2010 Maxx Force 11 13 Front

Navistar International Corp. on Wednesday, June 20, announced that its board of directors adopted what it terms a “stockholder rights plan” designed to deter coercive takeover tactics, including the accumulation of shares in the open market or through private transactions and to prevent an acquiror from gaining control of the company without offering a fair and adequate price to all of the company’s stockholders.

Hedge fund manager Mark Rachesky controls a 13.6 percent stake in the Lisle, Ill.-based truckmaker and says he has reached out to Navistar management to discuss his proposals. Billionaire investor Carl Icahn, a former colleague of Rachesky, owns 11.9 percent.

Navistar’s plan involves declaring a dividend of one right on each outstanding share of Navistar common stock.

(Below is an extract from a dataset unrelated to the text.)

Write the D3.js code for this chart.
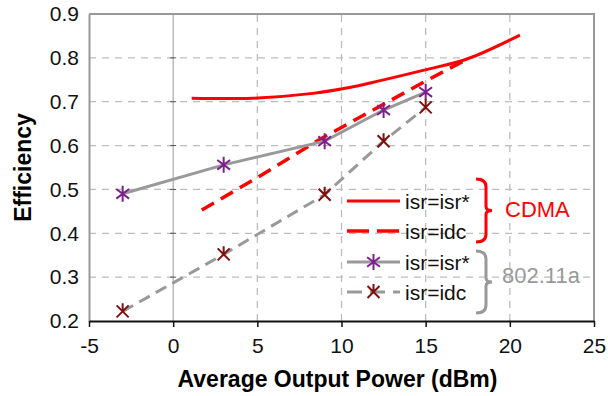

One preferred stock purchase right will be distributed as a dividend on each share of the company’s common stock held of record as of the close of business on June 29.

The board’s plan is the latest June headline development for Navistar. Two weeks ago, the company reported a loss of $172 million for the second quarter of its fiscal year. Last week, a federal appeals court rejected the U.S. Environmental Protection Agency’s ruling that allowed the truckmaker to sell heavy-duty diesel engines that don’t meet the agency’s 2010 emissions standards limiting the amount of nitrogen oxides in diesel exhaust.

An interim final rule issued in January had allowed Navistar to pay fines and continue to sell the noncompliant engines, but Mack Trucks and Volvo Group North America sued EPA over the IFR, arguing, among other things, that the agency had failed to give adequate notice and opportunity for comment.

The three-judge U.S. Appeals Court for the District of Columbia agreed, ruling that EPA didn’t meet any of the statutory criteria for issuing a “good cause” exception. The court said Navistar’s current financial situation wasn’t a proper justification for EPA to issue the rule without following normal administrative procedures. “The rule does not stave off any imminent threat to the environment or safety or national security,” Judge Janice Rogers Brown wrote for the court. “It does not remedy any real emergency at all, save the ‘emergency’ facing Navistar’s bottom line.”

The ruling is at least a temporary win for Navistar’s competitors in the diesel engine market, all of which chose to use selective catalytic reduction technology to achieve EPA’s NOx requirements. Navistar’s advanced exhaust gas recirculation solution does not yet achieve those NOx emissions limits, but the company has been able to use banked emissions credits in order to comply with the regulations while it continues its work on the technology.

As Judge Brown put it, however, “Navistar’s day of reckoning is fast approaching: Its supply of credits is dwindling, and its engines remain noncompliant.” EPA issued the IFR after Navistar informed the agency in October 2011 that it might have as few as three or four months of available credits remaining. EPA’s rule allowed Navistar to continue to sell 2012 and 2013 EGR engines in the United States while paying a noncompliance fine of $1,919 per engine.

“Navistar will work with EPA to fully understand the ruling and its impact on the use of noncompliant penalties until a final rule is implemented,” the company said. “At the same time, we will continue to cooperate with the EPA on the final Non-Compliance Rule and will continue to work with the EPA on our 0.2 gram NOx certification. Navistar continues to make and ship engines, and our customers will continue to receive the products they ordered with EPA-certified engines.”